In general, travelers and researchers of Scandinavian countries such as Denmark, Sweden, and Norway frequently traveled to Mongolia in the early 20th century. I assume it was suitable and easy to adapt for them to travel in our country as the region also has an extreme continental climate.  Maria Magdolna Tatar and Maria Kartveit who introduced the private collection of Oscar Mamen, are a mother and daughter who are engaged in Mongol studies--in other words, it was inherited. During the time when the daughter was presented with the certificate to study and do research in Mongolia, and the mother was awarded with the Order of the Polar Star, the kind-hearted, friendly, and hospitable quality of Mongolians were highlighted alongside curiosity.
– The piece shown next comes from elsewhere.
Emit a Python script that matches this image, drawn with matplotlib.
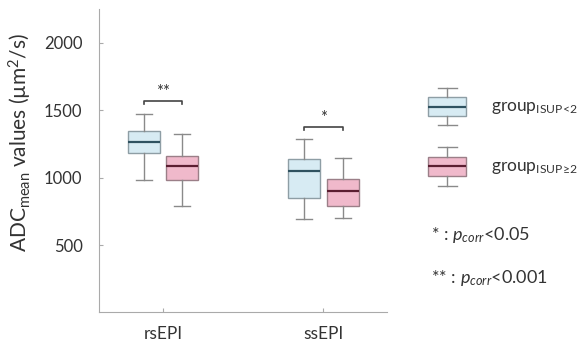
import matplotlib
matplotlib.use('Agg')
import matplotlib.pyplot as plt

plt.rcParams['font.family'] = ['Lato', 'DejaVu Sans']
plt.rcParams['mathtext.fontset'] = 'custom'
plt.rcParams['mathtext.rm'] = 'Lato'
plt.rcParams['mathtext.it'] = 'Lato:italic'

# box statistics (ADC mean values, um^2/s)
sequences = ['rsEPI', 'ssEPI']
low_whislo = [983, 694]
low_q1 = [1179, 846]
low_med = [1266, 1047]
low_q3 = [1348, 1139]
low_whishi = [1472, 1289]

high_whislo = [793, 699]
high_q1 = [983, 793]
high_med = [1087, 903]
high_q3 = [1159, 990]
high_whishi = [1326, 1146]

sig_labels = ['**', '*']
sig_heights = [1569, 1375]

blue_face = '#d7ebf3'
blue_edge = '#8e9ea5'
blue_med = '#2f5260'
pink_face = '#f0b9cb'
pink_edge = '#9b7f88'
pink_med = '#5b1e31'
whisk_col = '#8a8a8a'
text_col = '#333333'


def make_stats(lo, q1, med, q3, hi):
    return [dict(whislo=a, q1=b, med=c, q3=d, whishi=e, fliers=[])
            for a, b, c, d, e in zip(lo, q1, med, q3, hi)]


def draw_boxes(ax, stats, pos, width, face, edge, medc):
    ax.bxp(stats, positions=pos, widths=width, patch_artist=True,
           showfliers=False, manage_ticks=False,
           boxprops=dict(facecolor=face, edgecolor=edge, linewidth=1.0),
           medianprops=dict(color=medc, linewidth=1.6),
           whiskerprops=dict(color=whisk_col, linewidth=1.0),
           capprops=dict(color=whisk_col, linewidth=1.0),
           capwidths=width * 0.5)


fig = plt.figure(figsize=(5.8, 3.41), dpi=100)
ax = fig.add_axes([0.171, 0.0836, 0.497, 0.89])

x = [1, 2]
off = 0.12
draw_boxes(ax, make_stats(low_whislo, low_q1, low_med, low_q3, low_whishi),
           [p - off for p in x], 0.2, blue_face, blue_edge, blue_med)
draw_boxes(ax, make_stats(high_whislo, high_q1, high_med, high_q3, high_whishi),
           [p + off for p in x], 0.2, pink_face, pink_edge, pink_med)

# significance brackets
for p, lab, h in zip(x, sig_labels, sig_heights):
    ax.plot([p - off, p - off, p + off, p + off], [h - 25, h, h, h - 25],
            color='#444444', linewidth=1.2)
    ax.text(p, h + 5, lab, ha='center', va='bottom', fontsize=12, color=text_col)

ax.set_xlim(0.6, 2.4)
ax.set_ylim(0, 2250)
ax.set_xticks(x)
ax.set_xticklabels(sequences)
ax.set_yticks([500, 1000, 1500, 2000])
ax.tick_params(axis='both', direction='in', length=3, color='#aaaaaa',
               labelcolor=text_col, labelsize=12, pad=10)
ax.tick_params(axis='x', labelsize=12.5)
ax.tick_params(axis='y', pad=12)
for s in ['top', 'right']:
    ax.spines[s].set_visible(False)
for s in ['left', 'bottom']:
    ax.spines[s].set_color('#aaaaaa')
ax.set_ylabel(r'ADC$_{\mathrm{mean}}$ values (µm$^2$/s)', fontsize=15,
              color=text_col)
ax.yaxis.set_label_coords(-0.225, 0.56)

# legend drawn in figure pixel space
lax = fig.add_axes([0, 0, 1, 1])
lax.set_xlim(0, 580)
lax.set_ylim(0, 341)
lax.axis('off')
draw_boxes(lax, [dict(whislo=216, q1=225, med=234.5, q3=244.3, whishi=253.3, fliers=[])],
           [447], 38, blue_face, blue_edge, blue_med)
draw_boxes(lax, [dict(whislo=155.3, q1=165, med=175, q3=184.3, whishi=194, fliers=[])],
           [447], 38, pink_face, pink_edge, pink_med)
lax.text(491, 233, r'group$_{\mathrm{ISUP}\!<\!\mathrm{2}}$', fontsize=12.5, va='center', color=text_col)
lax.text(491, 173, r'group$_{\mathrm{ISUP}\!\geq\!\mathrm{2}}$', fontsize=12.5, va='center', color=text_col)
lax.text(431, 106, r'* : $p_{corr}$<0.05', fontsize=13, va='center', color=text_col)
lax.text(431, 63, r'** : $p_{corr}$<0.001', fontsize=13, va='center', color=text_col)

fig.savefig('out.png', dpi=100)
-At what level is the trade and economic partnership between Mongolia and Norway?


-The trade turnover between the two countries is not as large. Wool, cashmere, and felt boots are being exported from Mongolia. Quantity is the least concern for exporting products. Production should be increased once the standards and requirements are met. On the other hand, if a certain product is manufactured in large quantities despite not meeting the standards, the opportunity for export would no longer continue to exist. For a certain period of time, our felt boots were a trend in Norway. From this, we can see that it is possible to enter a new market.


-How do you see the opportunity to develop the economic partnership between the two countries?


-Norway is rich in oil and natural gas. However, they do not invest in the mining sector. Instead, they make investments in value-added sectors that do not exist in their country. The same could be said about Arabs. As the topic of investment was not brought up during the meetings, I thought that they assume Mongolia to revolve around mining, and consider it risky for investment due to politicization and populism around the sector.


Mongolia is interested in increasing the export of agricultural products. As there is no issue of discontinuation and limited resources for agricultural products, a suggestion was put forth to conduct a study on investing in the sector. It is likely for Norwegians to have not seen an opportunity from this angle. Thus, we should hold discussions about our available opportunities and resources to promote and attract investment. Otherwise, there are many other countries to invest aside from Mongolia. And for this reason, we expressed readiness to support investing in the agricultural sector, and provide all necessary studies and research. The side of Norway also expressed that the matter will be studied. I am certain that relations in various sectors such as politics and economy would further develop.